Komisioner Diingatkan Jangan Salah Pilih

Ibarat nakhoda kapal, figur Ketua Komisi Yudisial akan sangat menentukan arah lembaga tersebut, khususnya terkait pengawasan hakim dalam lima tahun ke depan. Maksimal tidaknya pelaksanaan kewenangan pengawasan KY, terkebiri atau justru bergigi, sangat bergantung pada pribadi yang memimpin lembaga itu.

Untuk itu, tujuh pimpinan KY Jilid II (periode 2010-2015) diimbau cermat serta mengedepankan kepentingan lembaga dan pencari keadilan dalam memilih ketua.
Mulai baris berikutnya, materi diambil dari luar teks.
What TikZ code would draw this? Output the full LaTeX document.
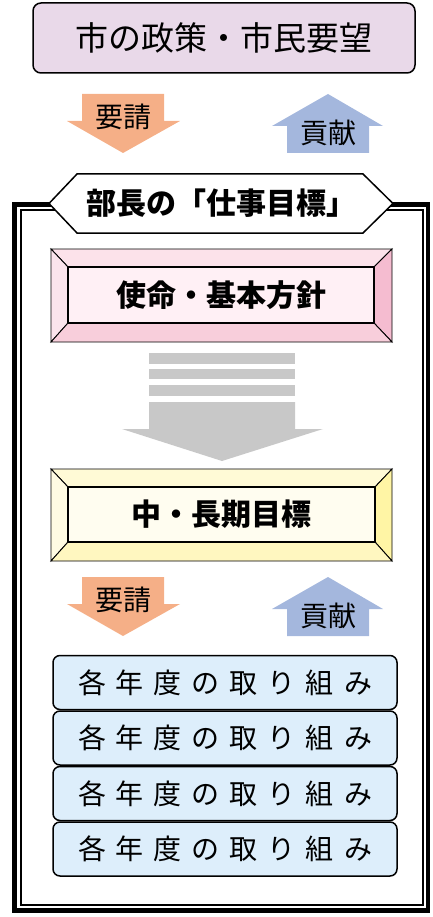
\documentclass[tikz,border=0pt]{standalone}
\usepackage{fontspec}
\setmainfont{Noto Sans CJK JP}
\usepackage{tikz}

\newcommand{\yeartext}{各\kern10pt年\kern10pt度\kern10ptの\kern10pt取\kern10ptり\kern10pt組\kern10ptみ}

\begin{document}
\begin{tikzpicture}[x=1pt, y=-1pt, every node/.style={inner sep=0pt}]
    % Define colors
    \definecolor{policyfill}{RGB}{233,217,233}
    \definecolor{requestfill}{RGB}{245,175,135}
    \definecolor{contribfill}{RGB}{164,183,221}
    \definecolor{arrowgray}{RGB}{200,200,200}
    \definecolor{yearfill}{RGB}{221,238,251}
    \definecolor{pinktop}{RGB}{252,226,234}
    \definecolor{pinkleft}{RGB}{251,228,236}
    \definecolor{pinkright}{RGB}{245,188,208}
    \definecolor{pinkbottom}{RGB}{248,206,219}
    \definecolor{pinkinner}{RGB}{255,240,245}
    \definecolor{yellowtop}{RGB}{255,250,214}
    \definecolor{yellowleft}{RGB}{255,251,226}
    \definecolor{yellowright}{RGB}{255,245,165}
    \definecolor{yellowbottom}{RGB}{255,247,192}
    \definecolor{yellowinner}{RGB}{255,253,240}

    \useasboundingbox (0,0) rectangle (433,917);

    % City policy box
    \node[draw, line width=1.5pt, rounded corners=8pt, fill=policyfill,
          minimum width=382pt, minimum height=70pt,
          font=\fontsize{33}{33}\selectfont] (policy) at (224,38) {市の政策・市民要望};

    % Request / contribution arrows (top)
    \fill[requestfill] (82,94) -- (164,94) -- (164,121) -- (180,121) -- (123,153) -- (67,121) -- (82,121) -- cycle;
    \node[font=\fontsize{28}{28}\selectfont] (request1) at (123,117) {要請};
    \fill[contribfill] (287,153) -- (369,153) -- (369,126) -- (383,126) -- (328,94) -- (272,126) -- (287,126) -- cycle;
    \node[font=\fontsize{28}{28}\selectfont] (contrib1) at (328,133) {貢献};

    % Outer double frame
    \draw[line width=4.5pt] (14.5,204.5) rectangle (428,910.5);
    \draw[line width=2pt] (21,210.5) rectangle (422.5,905);

    % Title hexagon
    \draw[line width=1.5pt, fill=white] (49,203.5) -- (77,174) -- (363,174) -- (393,203.5) -- (363,233) -- (77,233) -- cycle;
    \node[font=\bfseries\fontsize{30}{30}\selectfont] (title) at (221,203.5) {部長の「仕事目標」};

    % Mission box - pink bevel
    \draw[line width=0.9pt, fill=pinktop] (51,249) -- (392,249) -- (374,267) -- (68,267) -- cycle;
    \draw[line width=0.9pt, fill=pinkleft] (51,249) -- (68,267) -- (68,323) -- (51,342) -- cycle;
    \draw[line width=0.9pt, fill=pinkright] (392,249) -- (392,342) -- (374,323) -- (374,267) -- cycle;
    \draw[line width=0.9pt, fill=pinkbottom] (51,342) -- (68,323) -- (374,323) -- (392,342) -- cycle;
    \node[draw, line width=1.2pt, fill=pinkinner, minimum width=306pt, minimum height=56pt,
          font=\bfseries\fontsize{30}{30}\selectfont] (mission) at (221,295) {使命・基本方針};

    % Gray striped arrow
    \fill[arrowgray] (149,353) rectangle (295,364);
    \fill[arrowgray] (149,369) rectangle (295,379);
    \fill[arrowgray] (149,385) rectangle (295,396);
    \fill[arrowgray] (149,402) -- (295,402) -- (295,429) -- (323,429) -- (222,461) -- (122,429) -- (149,429) -- cycle;

    % Mid/long term box - yellow bevel
    \draw[line width=0.9pt, fill=yellowtop] (51,469) -- (392,469) -- (375,487) -- (68,487) -- cycle;
    \draw[line width=0.9pt, fill=yellowleft] (51,469) -- (68,487) -- (68,542) -- (51,561) -- cycle;
    \draw[line width=0.9pt, fill=yellowright] (392,469) -- (392,561) -- (375,542) -- (375,487) -- cycle;
    \draw[line width=0.9pt, fill=yellowbottom] (51,561) -- (68,542) -- (375,542) -- (392,561) -- cycle;
    \node[draw, line width=1.2pt, fill=yellowinner, minimum width=307pt, minimum height=55pt,
          font=\bfseries\fontsize{30}{30}\selectfont] (target) at (221.5,514.5) {中・長期目標};

    % Request / contribution arrows (bottom)
    \fill[requestfill] (82,577) -- (164,577) -- (164,604) -- (180,604) -- (123,636) -- (67,604) -- (82,604) -- cycle;
    \node[font=\fontsize{28}{28}\selectfont] (request2) at (123,600) {要請};
    \fill[contribfill] (287,636) -- (369,636) -- (369,609) -- (383,609) -- (328,577) -- (272,609) -- (287,609) -- cycle;
    \node[font=\fontsize{28}{28}\selectfont] (contrib2) at (328,616) {貢献};

    % Yearly work boxes
    \node[draw, line width=1.5pt, rounded corners=7pt, fill=yearfill, minimum width=344pt, minimum height=54pt,
          font=\fontsize{28}{28}\selectfont] (year1) at (225,682.5) {\yeartext};
    \node[draw, line width=1.5pt, rounded corners=7pt, fill=yearfill, minimum width=344pt, minimum height=54pt,
          font=\fontsize{28}{28}\selectfont] (year2) at (225,738) {\yeartext};
    \node[draw, line width=1.5pt, rounded corners=7pt, fill=yearfill, minimum width=344pt, minimum height=54pt,
          font=\fontsize{28}{28}\selectfont] (year3) at (225,793.5) {\yeartext};
    \node[draw, line width=1.5pt, rounded corners=7pt, fill=yearfill, minimum width=344pt, minimum height=54pt,
          font=\fontsize{28}{28}\selectfont] (year4) at (225,849) {\yeartext};
\end{tikzpicture}
\end{document}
”Saat ini KY berada di dalam posisi yang genting. Apabila posisi ketua ditempati oleh orang yang salah, saya khawatir hal tersebut justru akan membawa malapetaka bagi KY. Lembaga itu bisa dibawa ke arah yang tidak benar atau tidak sesuai dengan fungsinya,” ujar Emerson Yuntho dari Koalisi Pemantau Peradilan, Minggu (26/12).

Pada 20 Desember lalu, Presiden Susilo Bambang Yudhoyono sudah melantik tujuh pimpinan baru. Mereka adalah Abbas Said, Eman Suparman, Iman Anshori Soleh, Ibrahim, Jaja Ahmad Jayus, Suparman Marzuki, dan Taufiqurrahman Syahuri.

Senin ini, ketujuh pimpinan KY mulai bekerja. Rencananya, mereka akan menggelar rapat pleno pertama. Salah satu topik yang hendak dibahas adalah pemilihan Ketua dan Wakil Ketua KY. Sekretaris Jenderal KY Muzayyin Mahbub saat dikonfirmasi membenarkan adanya rencana itu. Akan tetapi, ia mengaku belum dapat memastikan apakah hari ini akan dilakukan pemilihan ketua dan wakil ketua secara langsung atau sekadar membahas mekanisme pemilihan yang akan digunakan.

Terkait calon Ketua KY, mantan hakim agung Arbijoto mengungkapkan, figur yang tepat untuk memimpin KY adalah orang muda. Pasalnya, lembaga ini membutuhkan orang-orang yang energik. Selain itu, terkadang orang muda lebih bijak daripada orang tua. Selain itu, Ketua KY juga harus memiliki otoritas dan dignitas yang memadai.

Mampu isi kekurangan
Sementara itu, praktisi hukum Taufik Basari mengungkapkan, Ketua KY ke depan adalah figur yang mampu mengisi kekurangan KY selama ini, yakni orang yang mampu membuat terobosan hukum di tengah keterbatasan kewenangan KY dan mampu menjamin terlaksananya rekomendasi KY.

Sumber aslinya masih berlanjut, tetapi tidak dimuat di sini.